Rudy Seanez. Rudy signed in December of '05. By August of '06, he was gone. He was part of that all-around terrible bullpen in 2006. It was the type of bullpen that made grown men cry and women faint in the streets. Rudy's paychecks apexed with the Sox, as they happily gave him $1.9M to post a 4.82 ERA in 41 games. Again, not the worst signing (that's Lackey), but generally when you release a pitcher when your team desperately needs pitching, you know it's not pretty.

Ramiro Mendoza. I bet some of you were happy when the Sox signed Mendoza, weren't you? Mendoza signed a 2 year, $6.5M contract at the end of the 2002 season after spending his entire prior career with the Yankees. Well, there was a reason they let him walk. He appeared in 64 games for the Sox, posting a 5.73 ERA. In 2003, he allowed 54% of inherited runners score. There is a reason that every bad signing results in people comparing the signing to Mendoza. Bad. Bad all around.

Joel Piñiero. Four Million Dollars. FOUR MILLION! And every time he stepped on the mound, he gave me aneurysms. I don't even want to talk about it. 31 games, 5.03 ERA. I wept for joy when we traded him away in July of '07. You think Mendoza was bad? Piñiero made a career out of making my life miserable.

JC Romero. JC signed with the Sox for $1.6M in December of '06. They released him in June of '07. Was he atrocious? No. But to pay that kind of money to a guy that you only get 23 outings out of is not right. I remember not enjoying his time here. Maybe I'm stretching it a bit here, but it's my list and I can do that.

Matt Mantei. Before the 2005 season, the Sox signed Mantei to a one year, $750,000 contract. In 34 games with the Sox, Matt could only get through 26 innings, posting a 6.49 ERA. Granted, the money wasn't extravagant, but it definitely wasn't a mistake the Sox would make again.
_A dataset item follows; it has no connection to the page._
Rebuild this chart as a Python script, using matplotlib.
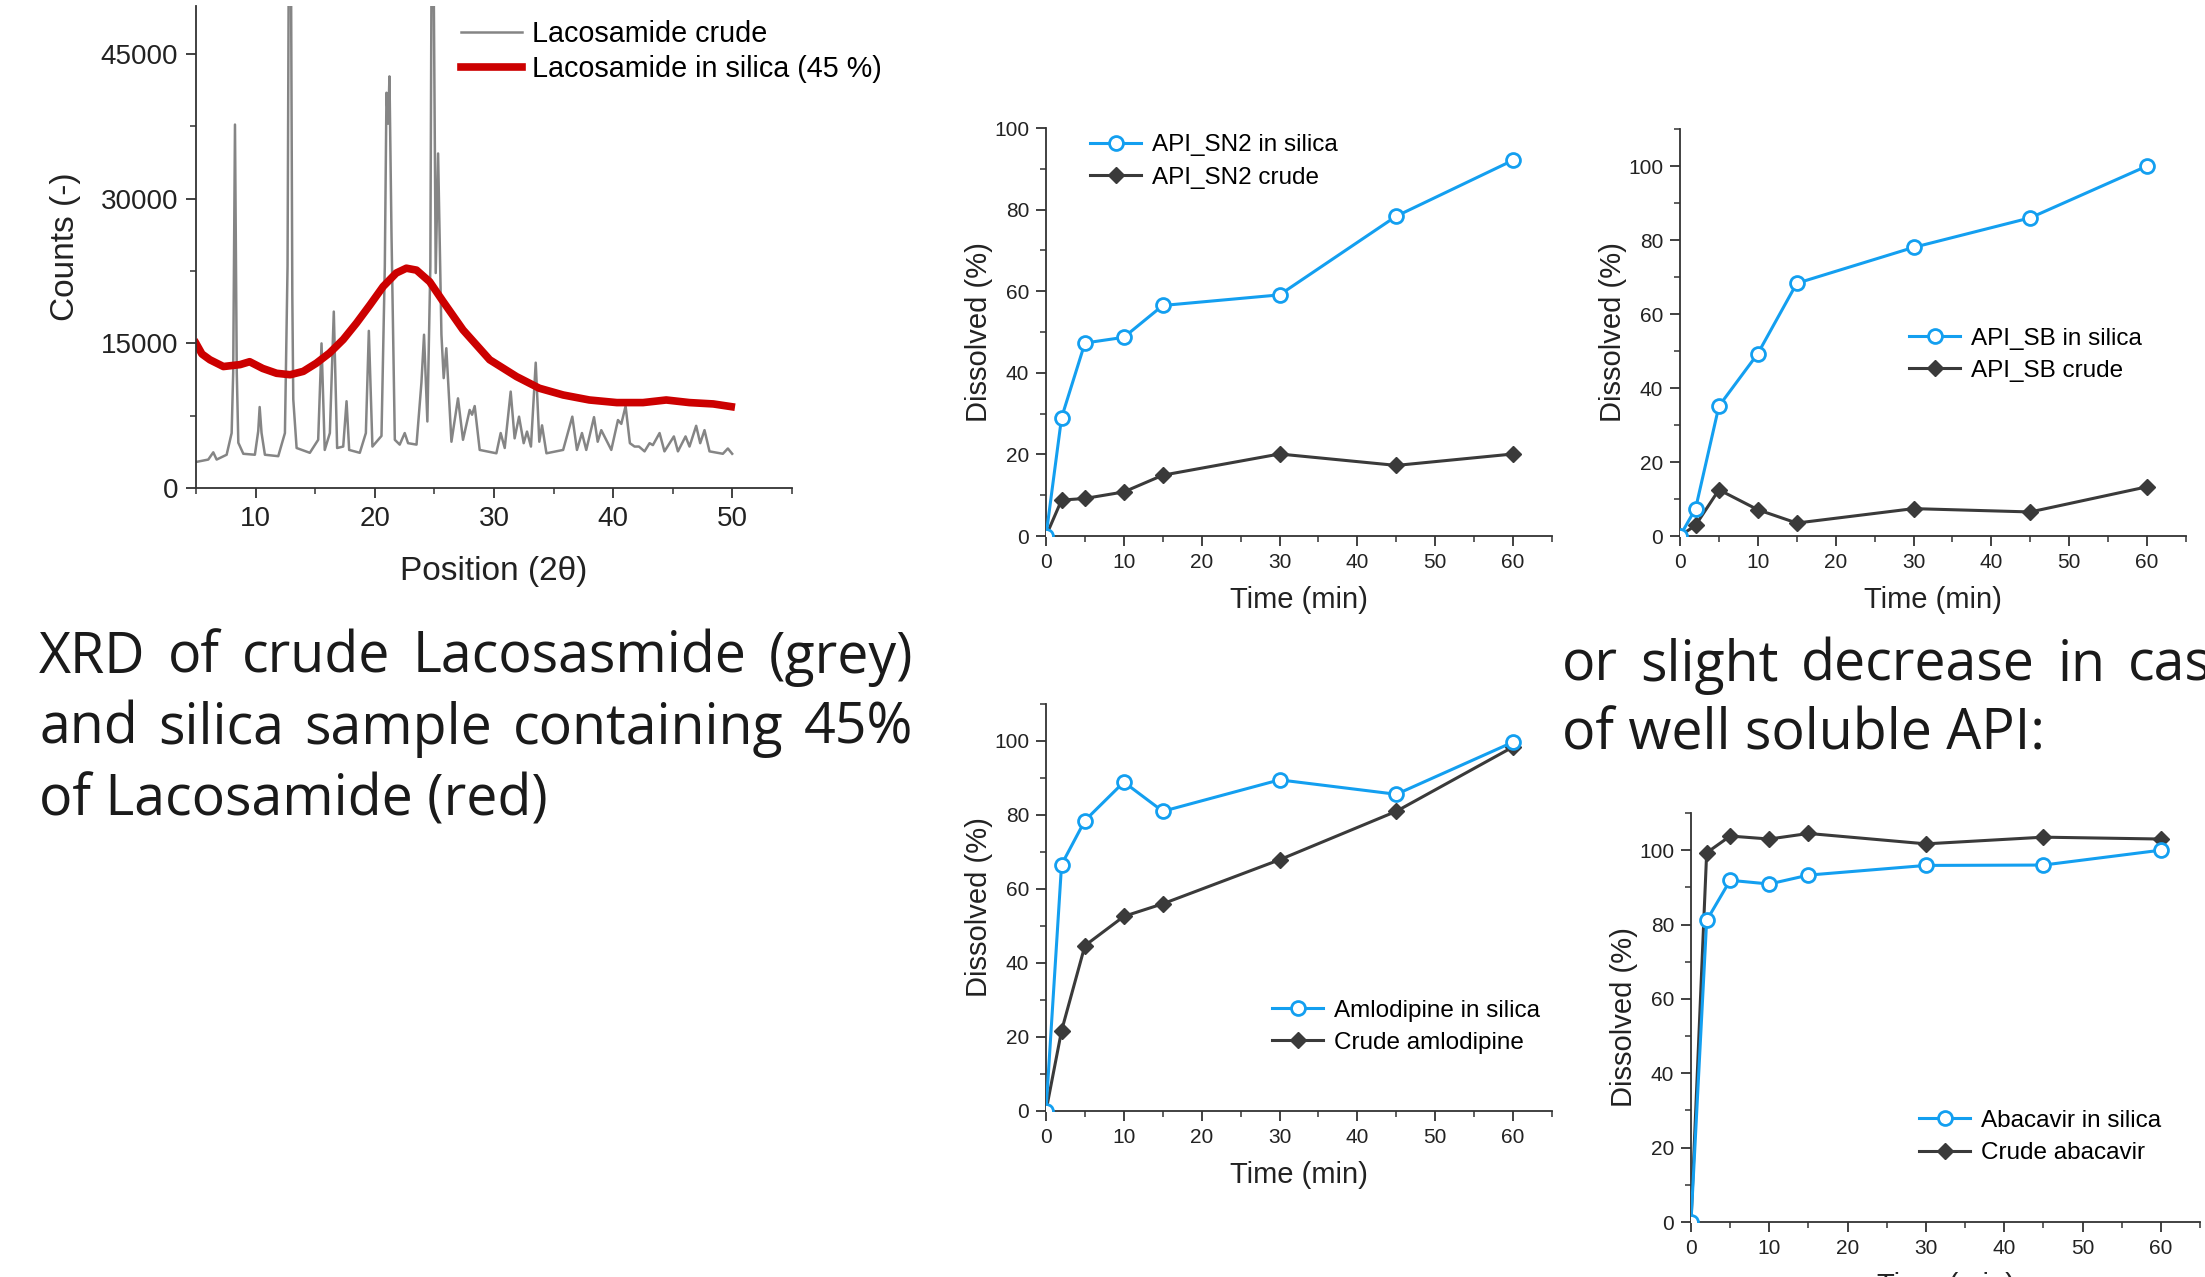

Wade Miller. Let's make this short and sweet. Wade pitched for one season, threw 91 innings, posted a 4.95 ERA and collected $1.5M. I wouldn't pay $20,000 per inning for that all over again.

Total Damage: $33,050,000

For the pitching staff alone, the Sox have committed $214,550,000 of essentially worthless dollars. You're looking at an extra $21M per season for the last ten seasons if these guys had never joined up with the Sox. If you add in the position players, the total wasted dollars comes to $386,450,000.

Well, I just made myself sad. At least baseball is on tv tonight, and no matter how bad it is, it's still kind of good.